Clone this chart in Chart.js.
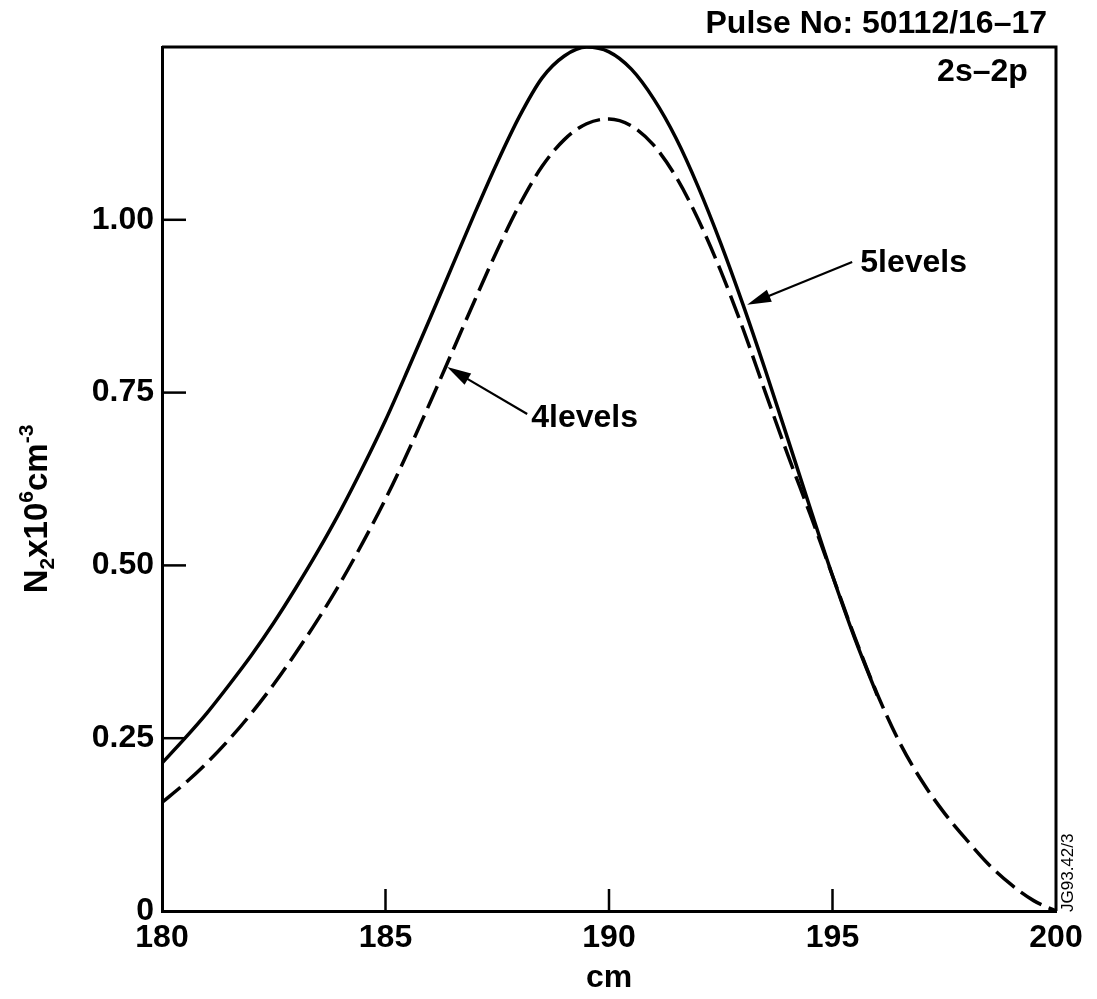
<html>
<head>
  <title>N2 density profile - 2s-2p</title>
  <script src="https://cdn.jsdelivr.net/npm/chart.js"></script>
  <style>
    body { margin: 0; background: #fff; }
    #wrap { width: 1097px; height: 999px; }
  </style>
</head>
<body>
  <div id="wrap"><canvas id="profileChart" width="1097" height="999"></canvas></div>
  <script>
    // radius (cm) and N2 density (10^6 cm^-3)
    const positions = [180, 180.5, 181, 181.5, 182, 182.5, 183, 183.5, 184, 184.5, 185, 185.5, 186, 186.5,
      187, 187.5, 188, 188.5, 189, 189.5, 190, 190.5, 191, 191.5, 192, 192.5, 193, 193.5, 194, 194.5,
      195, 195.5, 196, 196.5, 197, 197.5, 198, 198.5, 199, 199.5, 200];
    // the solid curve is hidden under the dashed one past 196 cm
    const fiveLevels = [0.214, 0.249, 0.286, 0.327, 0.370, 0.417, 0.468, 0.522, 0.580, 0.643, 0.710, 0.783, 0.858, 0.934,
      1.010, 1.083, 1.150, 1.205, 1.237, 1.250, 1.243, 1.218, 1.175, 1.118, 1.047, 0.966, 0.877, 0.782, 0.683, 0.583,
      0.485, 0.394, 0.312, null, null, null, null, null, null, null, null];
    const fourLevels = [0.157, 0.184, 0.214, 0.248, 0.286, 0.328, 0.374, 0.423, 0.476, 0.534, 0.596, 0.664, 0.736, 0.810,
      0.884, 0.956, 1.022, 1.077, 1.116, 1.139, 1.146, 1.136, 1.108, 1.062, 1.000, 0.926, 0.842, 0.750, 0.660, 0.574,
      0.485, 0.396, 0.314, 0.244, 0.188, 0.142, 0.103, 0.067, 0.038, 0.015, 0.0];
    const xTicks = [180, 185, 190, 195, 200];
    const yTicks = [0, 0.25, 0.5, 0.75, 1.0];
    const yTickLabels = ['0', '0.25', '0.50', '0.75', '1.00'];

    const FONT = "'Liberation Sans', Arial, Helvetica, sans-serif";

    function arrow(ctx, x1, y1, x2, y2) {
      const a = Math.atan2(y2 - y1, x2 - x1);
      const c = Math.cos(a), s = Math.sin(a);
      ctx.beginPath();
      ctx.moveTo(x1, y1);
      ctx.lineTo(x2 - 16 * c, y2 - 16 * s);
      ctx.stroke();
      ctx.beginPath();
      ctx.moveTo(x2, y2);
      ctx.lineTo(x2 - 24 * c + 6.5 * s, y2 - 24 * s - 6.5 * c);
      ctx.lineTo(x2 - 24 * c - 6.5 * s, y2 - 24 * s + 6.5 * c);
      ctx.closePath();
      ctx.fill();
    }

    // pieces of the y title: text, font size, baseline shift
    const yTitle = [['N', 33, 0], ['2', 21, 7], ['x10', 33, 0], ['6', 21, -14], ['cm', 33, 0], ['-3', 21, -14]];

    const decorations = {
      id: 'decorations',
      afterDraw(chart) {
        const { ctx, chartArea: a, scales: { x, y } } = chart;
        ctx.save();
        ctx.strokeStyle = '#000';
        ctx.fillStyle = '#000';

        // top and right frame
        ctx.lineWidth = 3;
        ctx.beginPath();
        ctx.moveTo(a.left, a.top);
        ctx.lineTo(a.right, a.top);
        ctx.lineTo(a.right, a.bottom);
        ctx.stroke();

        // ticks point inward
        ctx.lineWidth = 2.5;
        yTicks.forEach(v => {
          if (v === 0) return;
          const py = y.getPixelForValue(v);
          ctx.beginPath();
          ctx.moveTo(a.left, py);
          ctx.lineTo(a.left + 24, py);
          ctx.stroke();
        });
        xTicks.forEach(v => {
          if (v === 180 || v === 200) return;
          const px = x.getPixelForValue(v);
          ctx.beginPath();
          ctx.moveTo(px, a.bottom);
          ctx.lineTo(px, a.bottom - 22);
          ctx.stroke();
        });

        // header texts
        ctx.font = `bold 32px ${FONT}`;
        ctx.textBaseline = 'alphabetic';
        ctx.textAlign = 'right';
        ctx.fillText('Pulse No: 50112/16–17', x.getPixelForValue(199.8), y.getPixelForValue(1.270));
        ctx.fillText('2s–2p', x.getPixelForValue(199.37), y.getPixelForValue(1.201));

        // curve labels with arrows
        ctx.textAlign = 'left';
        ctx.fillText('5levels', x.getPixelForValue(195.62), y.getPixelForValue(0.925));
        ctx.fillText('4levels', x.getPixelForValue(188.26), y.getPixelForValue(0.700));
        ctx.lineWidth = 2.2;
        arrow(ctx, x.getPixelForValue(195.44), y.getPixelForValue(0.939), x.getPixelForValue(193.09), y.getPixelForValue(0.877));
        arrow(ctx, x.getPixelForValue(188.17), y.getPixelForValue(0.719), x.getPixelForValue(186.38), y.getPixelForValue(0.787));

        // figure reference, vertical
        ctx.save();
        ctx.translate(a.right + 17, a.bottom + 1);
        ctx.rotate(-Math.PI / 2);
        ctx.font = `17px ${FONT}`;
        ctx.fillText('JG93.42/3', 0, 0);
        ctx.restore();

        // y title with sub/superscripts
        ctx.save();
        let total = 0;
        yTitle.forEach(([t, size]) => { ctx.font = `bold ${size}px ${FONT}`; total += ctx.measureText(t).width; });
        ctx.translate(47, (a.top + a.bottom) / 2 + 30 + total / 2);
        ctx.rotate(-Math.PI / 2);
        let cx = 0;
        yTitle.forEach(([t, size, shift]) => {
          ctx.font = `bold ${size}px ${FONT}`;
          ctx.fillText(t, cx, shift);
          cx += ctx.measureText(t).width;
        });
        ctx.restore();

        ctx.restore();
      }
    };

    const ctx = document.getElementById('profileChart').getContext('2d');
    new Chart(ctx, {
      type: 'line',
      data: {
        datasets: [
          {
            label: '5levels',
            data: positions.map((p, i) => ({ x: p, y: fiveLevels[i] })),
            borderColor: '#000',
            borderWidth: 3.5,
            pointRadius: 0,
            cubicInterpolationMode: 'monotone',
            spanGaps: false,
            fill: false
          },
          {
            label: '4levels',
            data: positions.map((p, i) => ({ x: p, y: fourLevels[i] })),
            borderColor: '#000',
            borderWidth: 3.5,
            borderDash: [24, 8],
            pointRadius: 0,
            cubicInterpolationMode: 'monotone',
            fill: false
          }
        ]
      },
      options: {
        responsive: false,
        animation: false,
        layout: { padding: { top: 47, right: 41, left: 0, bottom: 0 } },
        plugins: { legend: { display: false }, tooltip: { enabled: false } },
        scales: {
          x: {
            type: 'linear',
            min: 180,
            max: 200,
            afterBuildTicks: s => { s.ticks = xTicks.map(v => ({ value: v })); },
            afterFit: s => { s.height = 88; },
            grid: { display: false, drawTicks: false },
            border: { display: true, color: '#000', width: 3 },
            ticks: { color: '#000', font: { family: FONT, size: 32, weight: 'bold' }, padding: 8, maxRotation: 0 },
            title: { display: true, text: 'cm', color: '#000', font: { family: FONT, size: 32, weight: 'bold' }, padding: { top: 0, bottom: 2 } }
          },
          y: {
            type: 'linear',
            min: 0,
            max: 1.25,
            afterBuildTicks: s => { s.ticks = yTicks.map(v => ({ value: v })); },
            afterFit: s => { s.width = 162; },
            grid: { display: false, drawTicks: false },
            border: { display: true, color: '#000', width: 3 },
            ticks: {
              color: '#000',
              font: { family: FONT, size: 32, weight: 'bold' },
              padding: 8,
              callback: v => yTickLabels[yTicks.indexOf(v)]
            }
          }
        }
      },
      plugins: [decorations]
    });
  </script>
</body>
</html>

....................

• **DIRECTIONS**: Word for word, quote the full listing, omitting every picture.

• **CORRECT OUTPUT**:
Clone this chart in Chart.js.
<html>
<head>
  <title>N2 density profile - 2s-2p</title>
  <script src="https://cdn.jsdelivr.net/npm/chart.js"></script>
  <style>
    body { margin: 0; background: #fff; }
    #wrap { width: 1097px; height: 999px; }
  </style>
</head>
<body>
  <div id="wrap"><canvas id="profileChart" width="1097" height="999"></canvas></div>
  <script>
    // radius (cm) and N2 density (10^6 cm^-3)
    const positions = [180, 180.5, 181, 181.5, 182, 182.5, 183, 183.5, 184, 184.5, 185, 185.5, 186, 186.5,
      187, 187.5, 188, 188.5, 189, 189.5, 190, 190.5, 191, 191.5, 192, 192.5, 193, 193.5, 194, 194.5,
      195, 195.5, 196, 196.5, 197, 197.5, 198, 198.5, 199, 199.5, 200];
    // the solid curve is hidden under the dashed one past 196 cm
    const fiveLevels = [0.214, 0.249, 0.286, 0.327, 0.370, 0.417, 0.468, 0.522, 0.580, 0.643, 0.710, 0.783, 0.858, 0.934,
      1.010, 1.083, 1.150, 1.205, 1.237, 1.250, 1.243, 1.218, 1.175, 1.118, 1.047, 0.966, 0.877, 0.782, 0.683, 0.583,
      0.485, 0.394, 0.312, null, null, null, null, null, null, null, null];
    const fourLevels = [0.157, 0.184, 0.214, 0.248, 0.286, 0.328, 0.374, 0.423, 0.476, 0.534, 0.596, 0.664, 0.736, 0.810,
      0.884, 0.956, 1.022, 1.077, 1.116, 1.139, 1.146, 1.136, 1.108, 1.062, 1.000, 0.926, 0.842, 0.750, 0.660, 0.574,
      0.485, 0.396, 0.314, 0.244, 0.188, 0.142, 0.103, 0.067, 0.038, 0.015, 0.0];
    const xTicks = [180, 185, 190, 195, 200];
    const yTicks = [0, 0.25, 0.5, 0.75, 1.0];
    const yTickLabels = ['0', '0.25', '0.50', '0.75', '1.00'];

    const FONT = "'Liberation Sans', Arial, Helvetica, sans-serif";

    function arrow(ctx, x1, y1, x2, y2) {
      const a = Math.atan2(y2 - y1, x2 - x1);
      const c = Math.cos(a), s = Math.sin(a);
      ctx.beginPath();
      ctx.moveTo(x1, y1);
      ctx.lineTo(x2 - 16 * c, y2 - 16 * s);
      ctx.stroke();
      ctx.beginPath();
      ctx.moveTo(x2, y2);
      ctx.lineTo(x2 - 24 * c + 6.5 * s, y2 - 24 * s - 6.5 * c);
      ctx.lineTo(x2 - 24 * c - 6.5 * s, y2 - 24 * s + 6.5 * c);
      ctx.closePath();
      ctx.fill();
    }

    // pieces of the y title: text, font size, baseline shift
    const yTitle = [['N', 33, 0], ['2', 21, 7], ['x10', 33, 0], ['6', 21, -14], ['cm', 33, 0], ['-3', 21, -14]];

    const decorations = {
      id: 'decorations',
      afterDraw(chart) {
        const { ctx, chartArea: a, scales: { x, y } } = chart;
        ctx.save();
        ctx.strokeStyle = '#000';
        ctx.fillStyle = '#000';

        // top and right frame
        ctx.lineWidth = 3;
        ctx.beginPath();
        ctx.moveTo(a.left, a.top);
        ctx.lineTo(a.right, a.top);
        ctx.lineTo(a.right, a.bottom);
        ctx.stroke();

        // ticks point inward
        ctx.lineWidth = 2.5;
        yTicks.forEach(v => {
          if (v === 0) return;
          const py = y.getPixelForValue(v);
          ctx.beginPath();
          ctx.moveTo(a.left, py);
          ctx.lineTo(a.left + 24, py);
          ctx.stroke();
        });
        xTicks.forEach(v => {
          if (v === 180 || v === 200) return;
          const px = x.getPixelForValue(v);
          ctx.beginPath();
          ctx.moveTo(px, a.bottom);
          ctx.lineTo(px, a.bottom - 22);
          ctx.stroke();
        });

        // header texts
        ctx.font = `bold 32px ${FONT}`;
        ctx.textBaseline = 'alphabetic';
        ctx.textAlign = 'right';
        ctx.fillText('Pulse No: 50112/16–17', x.getPixelForValue(199.8), y.getPixelForValue(1.270));
        ctx.fillText('2s–2p', x.getPixelForValue(199.37), y.getPixelForValue(1.201));

        // curve labels with arrows
        ctx.textAlign = 'left';
        ctx.fillText('5levels', x.getPixelForValue(195.62), y.getPixelForValue(0.925));
        ctx.fillText('4levels', x.getPixelForValue(188.26), y.getPixelForValue(0.700));
        ctx.lineWidth = 2.2;
        arrow(ctx, x.getPixelForValue(195.44), y.getPixelForValue(0.939), x.getPixelForValue(193.09), y.getPixelForValue(0.877));
        arrow(ctx, x.getPixelForValue(188.17), y.getPixelForValue(0.719), x.getPixelForValue(186.38), y.getPixelForValue(0.787));

        // figure reference, vertical
        ctx.save();
        ctx.translate(a.right + 17, a.bottom + 1);
        ctx.rotate(-Math.PI / 2);
        ctx.font = `17px ${FONT}`;
        ctx.fillText('JG93.42/3', 0, 0);
        ctx.restore();

        // y title with sub/superscripts
        ctx.save();
        let total = 0;
        yTitle.forEach(([t, size]) => { ctx.font = `bold ${size}px ${FONT}`; total += ctx.measureText(t).width; });
        ctx.translate(47, (a.top + a.bottom) / 2 + 30 + total / 2);
        ctx.rotate(-Math.PI / 2);
        let cx = 0;
        yTitle.forEach(([t, size, shift]) => {
          ctx.font = `bold ${size}px ${FONT}`;
          ctx.fillText(t, cx, shift);
          cx += ctx.measureText(t).width;
        });
        ctx.restore();

        ctx.restore();
      }
    };

    const ctx = document.getElementById('profileChart').getContext('2d');
    new Chart(ctx, {
      type: 'line',
      data: {
        datasets: [
          {
            label: '5levels',
            data: positions.map((p, i) => ({ x: p, y: fiveLevels[i] })),
            borderColor: '#000',
            borderWidth: 3.5,
            pointRadius: 0,
            cubicInterpolationMode: 'monotone',
            spanGaps: false,
            fill: false
          },
          {
            label: '4levels',
            data: positions.map((p, i) => ({ x: p, y: fourLevels[i] })),
            borderColor: '#000',
            borderWidth: 3.5,
            borderDash: [24, 8],
            pointRadius: 0,
            cubicInterpolationMode: 'monotone',
            fill: false
          }
        ]
      },
      options: {
        responsive: false,
        animation: false,
        layout: { padding: { top: 47, right: 41, left: 0, bottom: 0 } },
        plugins: { legend: { display: false }, tooltip: { enabled: false } },
        scales: {
          x: {
            type: 'linear',
            min: 180,
            max: 200,
            afterBuildTicks: s => { s.ticks = xTicks.map(v => ({ value: v })); },
            afterFit: s => { s.height = 88; },
            grid: { display: false, drawTicks: false },
            border: { display: true, color: '#000', width: 3 },
            ticks: { color: '#000', font: { family: FONT, size: 32, weight: 'bold' }, padding: 8, maxRotation: 0 },
            title: { display: true, text: 'cm', color: '#000', font: { family: FONT, size: 32, weight: 'bold' }, padding: { top: 0, bottom: 2 } }
          },
          y: {
            type: 'linear',
            min: 0,
            max: 1.25,
            afterBuildTicks: s => { s.ticks = yTicks.map(v => ({ value: v })); },
            afterFit: s => { s.width = 162; },
            grid: { display: false, drawTicks: false },
            border: { display: true, color: '#000', width: 3 },
            ticks: {
              color: '#000',
              font: { family: FONT, size: 32, weight: 'bold' },
              padding: 8,
              callback: v => yTickLabels[yTicks.indexOf(v)]
            }
          }
        }
      },
      plugins: [decorations]
    });
  </script>
</body>
</html>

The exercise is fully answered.